Socialist leader leaves his country in prosperity
With Chileans set to pick his successor Sunday, President Ricardo Lagos enjoys a high approval rating amid a national economic boom.
BY JACK CHANG
Knight Ridder News Service
SANTIAGO, Chile - On the eve of elections in this booming Andean country, President Ricardo Lagos is set to leave office as one of Latin America's most popular leaders, an inspiration to leftist governments around the region.
A poll released this week shows Lagos enjoying a 71 percent approval rating three months before the end of his five-year term. Michelle Bachelet, a former minister in the Lagos government, is expected to lead in Sunday's presidential vote.
With the economy predicted to grow by nearly 6 percent this year and the country teeming with new highways and apartment towers, the 67-year-old president will hand over an energized Chile.
''This country has moved forward since Lagos became president, and people think he's done a wonderful job,'' said Marianela Multarello, a preschool teacher who was visiting the capital Friday. ``Economically, I'm better off than I was five years ago and so are my friends.''
Chileans credit Lagos with rescuing the country from a 1999 recession that had threatened to erase the economic gains that had been made during boom years earlier in the decade. Lagos boosted the economy by opening the country to foreign investment while building budget surpluses. Soaring international prices for copper, Chile's chief export, also have helped.
''He came in at a very bad moment economically and is leaving things in strong shape,'' said Marta Lagos, the executive director of the Santiago-based political research firm Latinobarometro. She isn't related to the president.
``It can't be a better moment for him to leave.''
An economist with a Ph.D. from Duke University, Lagos got his political start with Socialist President Salvador Allende, who named him Chile's ambassador to the Soviet Union in 1972.

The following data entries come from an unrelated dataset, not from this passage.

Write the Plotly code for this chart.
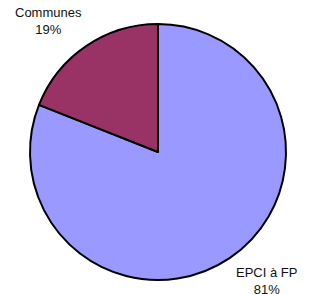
import plotly.graph_objects as go

labels = ["EPCI à FP", "Communes"]
values = [81, 19]
colors = ["#9999FF", "#993366"]
label_pos = [(266, 281), (48, 21)]  # pixel centres of outside labels

W, H = 310, 294
cx, cy, r = 158, 152, 128

fig = go.Figure(go.Pie(
    labels=labels, values=values, sort=False, direction="clockwise",
    rotation=0, textinfo="none", hoverinfo="label+percent",
    marker=dict(colors=colors, line=dict(color="black", width=2)),
    domain=dict(x=[(cx - r) / W, (cx + r) / W], y=[1 - (cy + r) / H, 1 - (cy - r) / H]),
    showlegend=False,
))

for lab, val, (px, py) in zip(labels, values, label_pos):
    fig.add_annotation(x=px / W, y=1 - py / H, xref="paper", yref="paper",
                       xanchor="center", yanchor="middle",
                       text=f"{lab}<br>{val}%", showarrow=False,
                       font=dict(family="Arial, Liberation Sans", size=13, color="#111111"),
                       align="center")

fig.update_layout(width=W, height=H, margin=dict(l=0, r=0, t=0, b=0),
                  paper_bgcolor="white", plot_bgcolor="white")
fig.write_html("out.html", config={"displayModeBar": False},
               post_script="document.body.style.margin='0';")
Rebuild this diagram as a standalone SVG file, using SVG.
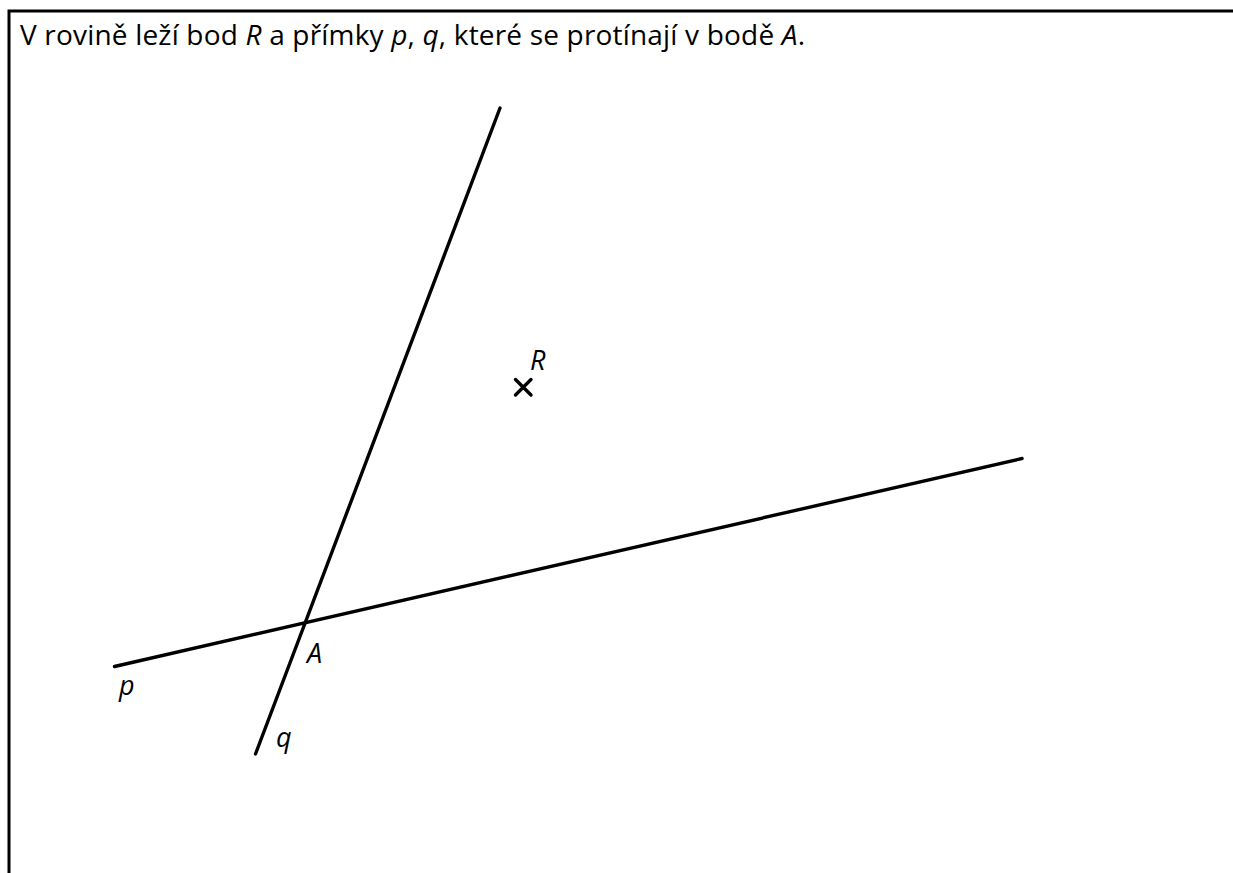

The appointment was never ratified, and after Allende was ousted in a military coup in 1973, Lagos went into exile in Argentina and the United States. He returned to Chile five years later and went on to lead pro-democracy movements that ended the dictatorship in 1990.
He won the presidency in 2000 after serving as minister of education and then of public works under two presidents during the 1990s.
A member of Chile's Socialist Party, Lagos represents the Concertacion coalition, which has controlled the executive branch since democracy returned.
This week, Lagos embarked on a political victory lap in which he was hailed as a model for the region, a designation he didn't refute.
''You have to work to live up to this kind of support, and that's what we're doing,'' he said Thursday in the city of Concepcion.
The honors continued Friday, when South American leaders applauded him at a meeting of the Mercosur trade bloc in Montevideo, Uruguay.